Other report highlights include:

  • In 2030 humans’ reliance on technology will evolve into a true partnership with humans, bringing skills such as creativity, passion and an entrepreneurial mindset. This will align with the machines’ ability to bring speed, automation and efficiencies, and the resulting productivity will allow for new opportunities within industries and roles.
  • By 2030 personalized, integrated artificial intelligence (AI) assistants will go well beyond what assistants can do now. They’ll take care of us in predictive and automated ways.
  • Technology won’t necessarily replace workers, but the process of finding work will change. Work will cease to be a place but a series of tasks. Machine learning technologies will make individuals’ skills and competencies searchable, and organizations will pursue the best talent for discrete tasks.
  • An estimated 85 percent of jobs in 2030 haven’t been invented yet. The pace of change will be so rapid that people will learn “in-the-moment” using new technologies such as augmented reality and virtual reality. The ability to gain new knowledge will be more valuable than the knowledge itself.

Dell Technologies partnered with Institute for the Future to explore the emerging technologies shaping the future of the human experience over the next decade, and the specific impacts and implications they will have on society and work. To execute this, IFTF relied on its decades-long study on the future of work and technology, in-depth interviews with key stakeholders, and the opinions and ideas generated during an all-day facilitated workshop with a diverse set of experts from across the globe.

At its inception, very few people anticipated the pace at which the internet would spread across the world, or the impact it would have in remaking business and culture.
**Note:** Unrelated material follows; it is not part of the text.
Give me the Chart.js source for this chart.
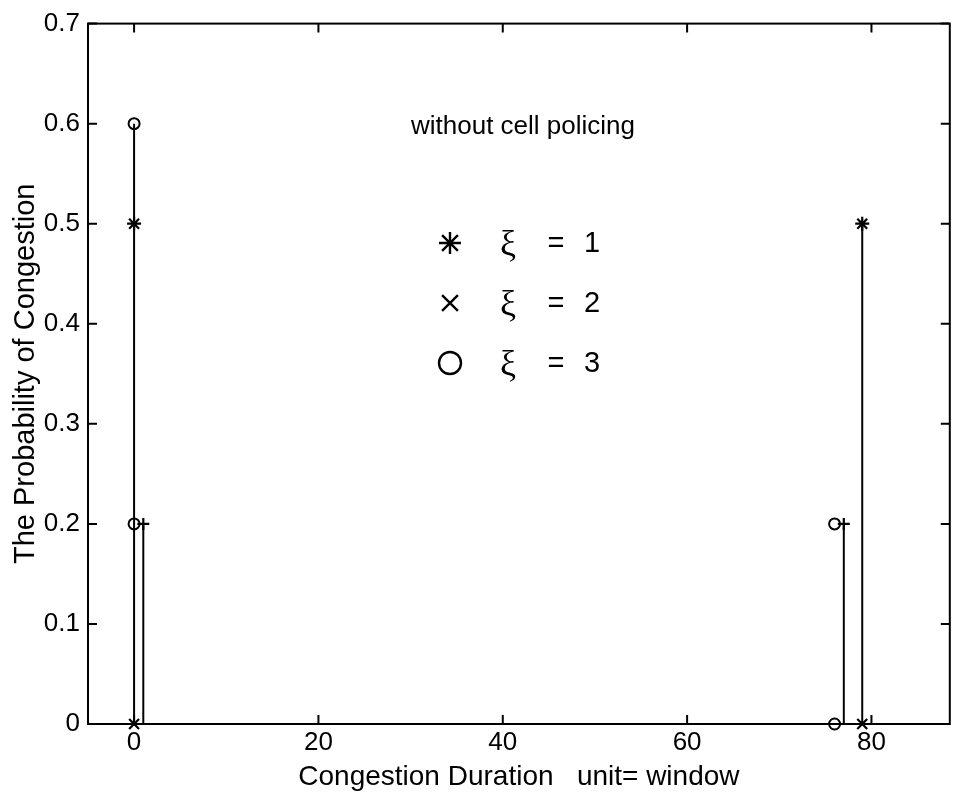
<!DOCTYPE html>
<html>
<head>
<meta charset="utf-8">
<script src="https://cdn.jsdelivr.net/npm/chart.js@4/dist/chart.umd.min.js"></script>
<style>
  html, body { margin: 0; padding: 0; background: #fff; }
  #wrap { width: 959px; height: 792px; position: relative; }
</style>
</head>
<body>
<div id="wrap"><canvas id="myChart"></canvas></div>
<script>
// values
const xTickValues = [0, 20, 40, 60, 80];
const yTickValues = [0, 0.1, 0.2, 0.3, 0.4, 0.5, 0.6, 0.7];

const xi1X = [0, 79];          // '*'  xi = 1
const xi1Y = [0.5, 0.5];
const xi2X = [0, 79];          // 'x'  xi = 2
const xi2Y = [0, 0];
const xi3X = [0, 0, 76, 76];   // 'o'  xi = 3
const xi3Y = [0.6, 0.2, 0.2, 0];
const plusX = [1, 77];         // '+' marks at the short stems
const plusY = [0.2, 0.2];

const stemX = [0, 1, 77, 79];
const stemY = [0.6, 0.2, 0.2, 0.5];

const legendLabels = ['ξ', 'ξ', 'ξ'];
const legendValues = ['1', '2', '3'];
const noteText = 'without cell policing';

function pts(xs, ys) {
  return xs.map((x, i) => ({ x: x, y: ys[i] }));
}

// stems as separate vertical segments broken by gaps
const stemData = [];
stemX.forEach((x, i) => {
  stemData.push({ x: x, y: 0 }, { x: x, y: stemY[i] }, { x: x, y: null });
});

const sans = "'Liberation Sans', Arial, sans-serif";
const serif = "'Liberation Serif', 'DejaVu Serif', serif";

function drawMarker(ctx, style, x, y, r) {
  ctx.beginPath();
  if (style === 'circle') {
    ctx.arc(x, y, r, 0, Math.PI * 2);
  } else {
    if (style === 'star' || style === 'cross') {
      ctx.moveTo(x - r, y); ctx.lineTo(x + r, y);
      ctx.moveTo(x, y - r); ctx.lineTo(x, y + r);
    }
    if (style === 'star' || style === 'crossRot') {
      const d = r * 0.72;
      ctx.moveTo(x - d, y - d); ctx.lineTo(x + d, y + d);
      ctx.moveTo(x - d, y + d); ctx.lineTo(x + d, y - d);
    }
  }
  ctx.stroke();
}

const framePlugin = {
  id: 'frame',
  afterDraw(chart) {
    const ctx = chart.ctx;
    const a = chart.chartArea;
    const xs = chart.scales.x, ys = chart.scales.y;
    ctx.save();
    ctx.strokeStyle = '#000';
    ctx.lineWidth = 2;
    ctx.strokeRect(a.left, a.top, a.right - a.left, a.bottom - a.top);
    // inward ticks on all four sides
    ctx.beginPath();
    xTickValues.forEach(v => {
      const px = xs.getPixelForValue(v);
      ctx.moveTo(px, a.bottom); ctx.lineTo(px, a.bottom - 9);
      ctx.moveTo(px, a.top); ctx.lineTo(px, a.top + 9);
    });
    yTickValues.forEach(v => {
      const py = ys.getPixelForValue(v);
      ctx.moveTo(a.left, py); ctx.lineTo(a.left + 9, py);
      ctx.moveTo(a.right, py); ctx.lineTo(a.right - 9, py);
    });
    ctx.stroke();

    // note text
    ctx.fillStyle = '#000';
    ctx.font = '26px ' + sans;
    ctx.textAlign = 'left';
    ctx.textBaseline = 'alphabetic';
    ctx.fillText(noteText, 411, 134);

    // legend block
    const styles = ['star', 'crossRot', 'circle'];
    const rowY = [243, 303, 363];
    ctx.lineWidth = 2.4;
    styles.forEach((s, i) => {
      drawMarker(ctx, s, 450, rowY[i], 11);
      ctx.textBaseline = 'middle';
      ctx.textAlign = 'center';
      ctx.font = '36px ' + serif;
      ctx.fillText(legendLabels[i], 508, rowY[i] + 3);
      ctx.font = '29px ' + sans;
      ctx.fillText('=', 556, rowY[i] + 1);
      ctx.fillText(legendValues[i], 592, rowY[i] + 1);
    });
    ctx.restore();
  }
};

const canvas = document.getElementById('myChart');
const ctx = canvas.getContext('2d');

const myChart = new Chart(ctx, {
  type: 'scatter',
  data: {
    datasets: [
      {
        label: 'stems',
        type: 'line',
        data: stemData,
        borderColor: '#000',
        borderWidth: 2,
        pointRadius: 0,
        spanGaps: false,
        tension: 0
      },
      {
        label: 'ξ = 1',
        data: pts(xi1X, xi1Y),
        pointStyle: 'star',
        pointRadius: 7,
        borderColor: '#000',
        backgroundColor: '#000',
        pointBorderWidth: 2.2,
        clip: false
      },
      {
        label: 'ξ = 2',
        data: pts(xi2X, xi2Y),
        pointStyle: 'crossRot',
        pointRadius: 7,
        borderColor: '#000',
        pointBorderWidth: 2.2,
        clip: false
      },
      {
        label: '+',
        data: pts(plusX, plusY),
        pointStyle: 'cross',
        pointRadius: 6,
        borderColor: '#000',
        pointBorderWidth: 2.2,
        clip: false
      },
      {
        label: 'ξ = 3',
        data: pts(xi3X, xi3Y),
        pointStyle: 'circle',
        pointRadius: 5.5,
        borderColor: '#000',
        backgroundColor: 'rgba(0,0,0,0)',
        pointBorderWidth: 2,
        clip: false
      }
    ]
  },
  options: {
    responsive: true,
    maintainAspectRatio: false,
    animation: false,
    layout: { padding: { top: 20, right: 6, left: 0, bottom: 0 } },
    plugins: {
      legend: { display: false },
      tooltip: { enabled: false }
    },
    scales: {
      x: {
        type: 'linear',
        min: -5,
        max: 88.5,
        afterBuildTicks: s => { s.ticks = xTickValues.map(v => ({ value: v })); },
        afterFit: s => { s.height = 68; },
        grid: { drawOnChartArea: false, drawTicks: false },
        border: { display: false },
        ticks: {
          color: '#000',
          padding: 3,
          maxRotation: 0,
          font: { family: sans, size: 26 },
          callback: v => String(v)
        },
        title: {
          display: true,
          text: 'Congestion Duration   unit= window',
          color: '#000',
          font: { family: sans, size: 28, lineHeight: 1 },
          padding: { top: 0, bottom: 1 }
        }
      },
      y: {
        min: 0,
        max: 0.7,
        afterBuildTicks: s => { s.ticks = yTickValues.map(v => ({ value: v })); },
        afterFit: s => { s.width = 88; },
        grid: { drawOnChartArea: false, drawTicks: false },
        border: { display: false },
        ticks: {
          color: '#000',
          padding: 8,
          font: { family: sans, size: 26 },
          callback: v => (v === 0 ? '0' : v.toFixed(1))
        },
        title: {
          display: true,
          text: 'The Probability of Congestion',
          color: '#000',
          font: { family: sans, size: 29, lineHeight: 1 },
          padding: { top: 11, bottom: 0 }
        }
      }
    }
  },
  plugins: [framePlugin]
});
</script>
</body>
</html>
And yet, as journalist Oliver Burkeman wrote in 2009, “Without most of us quite noticing when it happened, the web went from being a strange new curiosity to a background condition of everyday life.”

Today’s emerging technologies also feel like strange, new curiosities. Artificial Intelligence (AI), augmented and virtual reality, home robots, and cloud computing, to name only a few of the sophisticated technologies in development today, are capturing the imaginations of many. The advanced capabilities of today’s emerging technologies are driving many academics, entrepreneurs, and enterprises to envision futures in which their impacts on society will be nothing short of transformative. At a recent expert workshop hosted by Dell Technologies and the Institute for the Future (IFTF), participants suggested that the technologies in play over the next decade have the potential to “solve some of the intractable problems that humanity has faced for so long,” offer the opportunity to “increase productivity [such that] all our basics needs [are taken care of],” and fundamentally reframe “notions of what it means to be a person.”

With this in mind, Institute for the Future set out with 20 experts to explore how various social and technological drivers will influence the next decade and, specifically, how emerging technologies will recast our society and the way we conduct business by the year 2030. As a result, this new outlook report concludes that, over the next decade, emerging technologies will underpin the formation of new human-machine partnerships that make the most of their respective complementary strengths. These partnerships will enhance daily activities around the coordination of resources and in-the-moment learning, which will reset expectations for work and require corporate structures to adapt to the expanding capabilities of human-machine teams.